* TO DO
Copy every line that contains the string "chart" from the entries below.

[Begin ENTRIES SHOWN]

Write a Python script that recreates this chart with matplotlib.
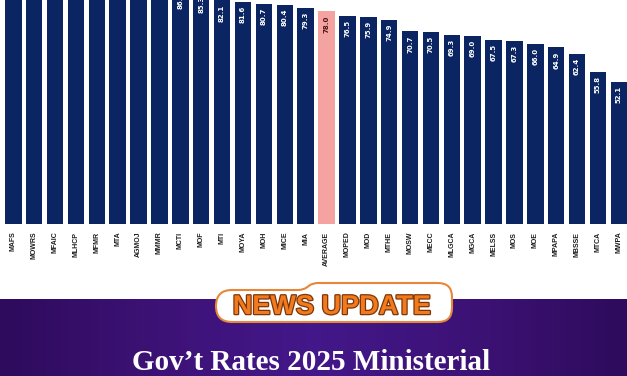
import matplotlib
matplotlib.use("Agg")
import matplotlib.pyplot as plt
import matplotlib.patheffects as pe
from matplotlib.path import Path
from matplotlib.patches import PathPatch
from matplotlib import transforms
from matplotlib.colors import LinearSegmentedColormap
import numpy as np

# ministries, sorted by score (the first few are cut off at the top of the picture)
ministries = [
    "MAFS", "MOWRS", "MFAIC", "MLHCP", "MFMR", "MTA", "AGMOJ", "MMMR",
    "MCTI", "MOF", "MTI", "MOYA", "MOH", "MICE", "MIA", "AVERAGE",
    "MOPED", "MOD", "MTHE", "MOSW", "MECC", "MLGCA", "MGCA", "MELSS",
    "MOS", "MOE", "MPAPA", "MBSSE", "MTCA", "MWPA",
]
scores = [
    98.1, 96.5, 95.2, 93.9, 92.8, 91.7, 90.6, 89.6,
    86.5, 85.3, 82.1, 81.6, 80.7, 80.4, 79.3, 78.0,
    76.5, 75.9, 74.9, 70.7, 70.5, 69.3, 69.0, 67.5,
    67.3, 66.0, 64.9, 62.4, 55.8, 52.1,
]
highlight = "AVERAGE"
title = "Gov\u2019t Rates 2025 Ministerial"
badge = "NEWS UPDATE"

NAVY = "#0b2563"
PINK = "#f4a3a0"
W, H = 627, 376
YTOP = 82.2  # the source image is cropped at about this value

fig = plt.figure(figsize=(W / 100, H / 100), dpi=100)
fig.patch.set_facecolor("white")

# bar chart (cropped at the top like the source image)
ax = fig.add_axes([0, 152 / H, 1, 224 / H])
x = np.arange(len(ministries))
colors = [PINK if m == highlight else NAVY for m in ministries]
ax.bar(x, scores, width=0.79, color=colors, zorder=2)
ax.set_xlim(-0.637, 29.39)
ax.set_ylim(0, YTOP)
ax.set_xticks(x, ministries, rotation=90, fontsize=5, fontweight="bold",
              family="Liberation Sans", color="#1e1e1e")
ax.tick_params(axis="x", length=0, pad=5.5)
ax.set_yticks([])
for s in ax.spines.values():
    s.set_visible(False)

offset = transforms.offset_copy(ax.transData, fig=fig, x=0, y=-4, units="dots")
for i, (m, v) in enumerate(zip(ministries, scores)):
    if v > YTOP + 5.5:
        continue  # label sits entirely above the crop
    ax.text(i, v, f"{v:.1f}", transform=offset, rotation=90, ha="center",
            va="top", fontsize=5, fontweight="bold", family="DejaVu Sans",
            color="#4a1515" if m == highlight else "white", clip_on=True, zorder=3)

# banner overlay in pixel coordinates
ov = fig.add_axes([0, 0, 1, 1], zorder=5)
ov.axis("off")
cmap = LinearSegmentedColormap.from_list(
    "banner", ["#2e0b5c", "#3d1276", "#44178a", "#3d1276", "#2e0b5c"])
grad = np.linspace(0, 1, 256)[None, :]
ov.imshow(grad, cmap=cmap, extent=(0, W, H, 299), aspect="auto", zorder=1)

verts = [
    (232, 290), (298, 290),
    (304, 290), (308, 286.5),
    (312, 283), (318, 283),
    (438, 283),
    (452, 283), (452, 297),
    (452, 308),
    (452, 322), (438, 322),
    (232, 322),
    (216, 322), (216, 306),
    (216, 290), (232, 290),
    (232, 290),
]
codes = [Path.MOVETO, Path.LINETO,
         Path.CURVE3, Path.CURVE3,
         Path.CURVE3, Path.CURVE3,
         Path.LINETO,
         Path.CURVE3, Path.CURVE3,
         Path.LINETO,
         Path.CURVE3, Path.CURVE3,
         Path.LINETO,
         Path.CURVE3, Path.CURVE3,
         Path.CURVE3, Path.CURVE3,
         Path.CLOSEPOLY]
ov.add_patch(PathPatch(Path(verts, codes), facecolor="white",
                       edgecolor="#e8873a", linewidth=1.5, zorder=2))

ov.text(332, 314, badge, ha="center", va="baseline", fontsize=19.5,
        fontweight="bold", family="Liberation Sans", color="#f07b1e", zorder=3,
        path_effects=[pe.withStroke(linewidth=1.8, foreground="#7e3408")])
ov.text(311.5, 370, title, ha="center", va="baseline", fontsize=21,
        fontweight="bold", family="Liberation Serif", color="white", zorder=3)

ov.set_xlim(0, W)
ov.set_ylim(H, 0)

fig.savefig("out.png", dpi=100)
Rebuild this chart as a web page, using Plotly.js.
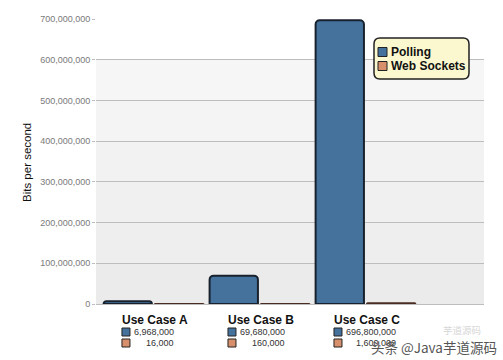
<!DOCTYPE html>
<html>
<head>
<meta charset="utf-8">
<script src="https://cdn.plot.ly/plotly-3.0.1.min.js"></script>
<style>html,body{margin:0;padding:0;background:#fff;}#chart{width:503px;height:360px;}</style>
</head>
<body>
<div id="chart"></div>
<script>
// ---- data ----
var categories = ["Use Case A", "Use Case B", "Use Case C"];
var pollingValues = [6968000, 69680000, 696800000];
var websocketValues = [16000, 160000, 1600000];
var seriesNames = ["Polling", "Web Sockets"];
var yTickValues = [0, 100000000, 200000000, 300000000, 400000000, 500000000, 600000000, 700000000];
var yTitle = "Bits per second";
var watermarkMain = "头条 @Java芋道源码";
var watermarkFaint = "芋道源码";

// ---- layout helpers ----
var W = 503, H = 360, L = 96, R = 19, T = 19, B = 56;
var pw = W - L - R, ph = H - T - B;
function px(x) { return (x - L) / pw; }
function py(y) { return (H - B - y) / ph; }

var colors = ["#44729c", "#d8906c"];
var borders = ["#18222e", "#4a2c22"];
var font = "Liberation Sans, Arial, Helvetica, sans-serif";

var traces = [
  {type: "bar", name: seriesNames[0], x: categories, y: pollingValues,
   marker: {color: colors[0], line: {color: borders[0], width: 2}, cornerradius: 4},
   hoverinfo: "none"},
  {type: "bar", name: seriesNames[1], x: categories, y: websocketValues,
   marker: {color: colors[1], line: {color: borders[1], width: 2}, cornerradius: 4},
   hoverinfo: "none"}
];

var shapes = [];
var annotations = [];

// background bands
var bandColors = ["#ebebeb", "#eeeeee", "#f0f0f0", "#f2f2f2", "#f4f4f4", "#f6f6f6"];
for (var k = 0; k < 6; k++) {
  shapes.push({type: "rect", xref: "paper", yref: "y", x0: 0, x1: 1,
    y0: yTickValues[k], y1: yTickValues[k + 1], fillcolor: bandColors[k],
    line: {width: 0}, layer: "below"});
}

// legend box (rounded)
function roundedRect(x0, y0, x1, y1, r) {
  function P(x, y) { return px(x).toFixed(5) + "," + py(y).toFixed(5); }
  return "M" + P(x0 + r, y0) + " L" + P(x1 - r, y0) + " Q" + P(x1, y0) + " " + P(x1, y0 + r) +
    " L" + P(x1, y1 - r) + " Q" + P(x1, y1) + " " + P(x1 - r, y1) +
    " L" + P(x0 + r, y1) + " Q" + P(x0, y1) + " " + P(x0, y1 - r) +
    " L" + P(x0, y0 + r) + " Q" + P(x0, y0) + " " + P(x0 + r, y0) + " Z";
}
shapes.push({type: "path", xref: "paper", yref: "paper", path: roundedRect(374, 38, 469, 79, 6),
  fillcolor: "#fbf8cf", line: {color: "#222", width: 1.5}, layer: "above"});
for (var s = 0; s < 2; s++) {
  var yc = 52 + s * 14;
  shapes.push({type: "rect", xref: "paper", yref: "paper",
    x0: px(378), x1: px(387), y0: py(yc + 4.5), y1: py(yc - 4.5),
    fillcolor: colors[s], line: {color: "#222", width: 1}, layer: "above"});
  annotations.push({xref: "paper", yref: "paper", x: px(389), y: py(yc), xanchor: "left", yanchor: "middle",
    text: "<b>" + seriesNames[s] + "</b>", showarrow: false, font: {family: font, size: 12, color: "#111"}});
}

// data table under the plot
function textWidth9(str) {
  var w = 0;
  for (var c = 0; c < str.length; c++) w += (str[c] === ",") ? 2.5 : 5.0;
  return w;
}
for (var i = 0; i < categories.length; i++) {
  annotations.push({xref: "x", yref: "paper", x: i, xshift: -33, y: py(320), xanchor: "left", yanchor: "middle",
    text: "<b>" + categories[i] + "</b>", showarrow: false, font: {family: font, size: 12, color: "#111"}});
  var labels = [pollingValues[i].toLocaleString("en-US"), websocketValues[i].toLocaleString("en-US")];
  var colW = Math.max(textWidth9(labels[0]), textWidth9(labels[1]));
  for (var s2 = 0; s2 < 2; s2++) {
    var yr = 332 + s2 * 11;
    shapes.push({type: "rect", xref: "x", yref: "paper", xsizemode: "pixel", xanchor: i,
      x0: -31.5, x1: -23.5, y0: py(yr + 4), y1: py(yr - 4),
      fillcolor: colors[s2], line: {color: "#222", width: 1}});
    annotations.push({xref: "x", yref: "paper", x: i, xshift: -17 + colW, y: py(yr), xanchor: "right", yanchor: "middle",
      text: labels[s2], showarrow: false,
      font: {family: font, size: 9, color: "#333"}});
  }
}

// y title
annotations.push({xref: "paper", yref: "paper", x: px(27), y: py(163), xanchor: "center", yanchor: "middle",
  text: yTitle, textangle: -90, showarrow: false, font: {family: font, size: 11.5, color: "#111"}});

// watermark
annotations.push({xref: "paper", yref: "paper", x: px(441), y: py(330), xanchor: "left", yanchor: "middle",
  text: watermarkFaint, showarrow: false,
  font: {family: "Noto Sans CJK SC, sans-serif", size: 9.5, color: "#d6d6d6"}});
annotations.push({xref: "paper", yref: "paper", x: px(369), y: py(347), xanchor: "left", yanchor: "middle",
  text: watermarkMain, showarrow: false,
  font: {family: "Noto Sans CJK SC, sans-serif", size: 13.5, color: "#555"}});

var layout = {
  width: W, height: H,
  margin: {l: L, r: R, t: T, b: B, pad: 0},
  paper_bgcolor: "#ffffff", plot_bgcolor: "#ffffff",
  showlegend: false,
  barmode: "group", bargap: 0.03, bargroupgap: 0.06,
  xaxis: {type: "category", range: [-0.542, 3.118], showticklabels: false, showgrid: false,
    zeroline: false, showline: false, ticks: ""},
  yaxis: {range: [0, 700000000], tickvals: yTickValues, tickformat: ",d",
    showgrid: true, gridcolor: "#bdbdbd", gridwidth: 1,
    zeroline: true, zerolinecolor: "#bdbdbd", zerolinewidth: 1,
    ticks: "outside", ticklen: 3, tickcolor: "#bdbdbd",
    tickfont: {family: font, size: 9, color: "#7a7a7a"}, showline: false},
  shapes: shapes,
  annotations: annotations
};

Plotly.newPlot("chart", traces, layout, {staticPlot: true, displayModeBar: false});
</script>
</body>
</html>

[End ENTRIES SHOWN]

* THE COMPLETED TASK
Write a Python script that recreates this chart with matplotlib.
# bar chart (cropped at the top like the source image)
Rebuild this chart as a web page, using Plotly.js.
<style>html,body{margin:0;padding:0;background:#fff;}#chart{width:503px;height:360px;}</style>
<div id="chart"></div>
Plotly.newPlot("chart", traces, layout, {staticPlot: true, displayModeBar: false});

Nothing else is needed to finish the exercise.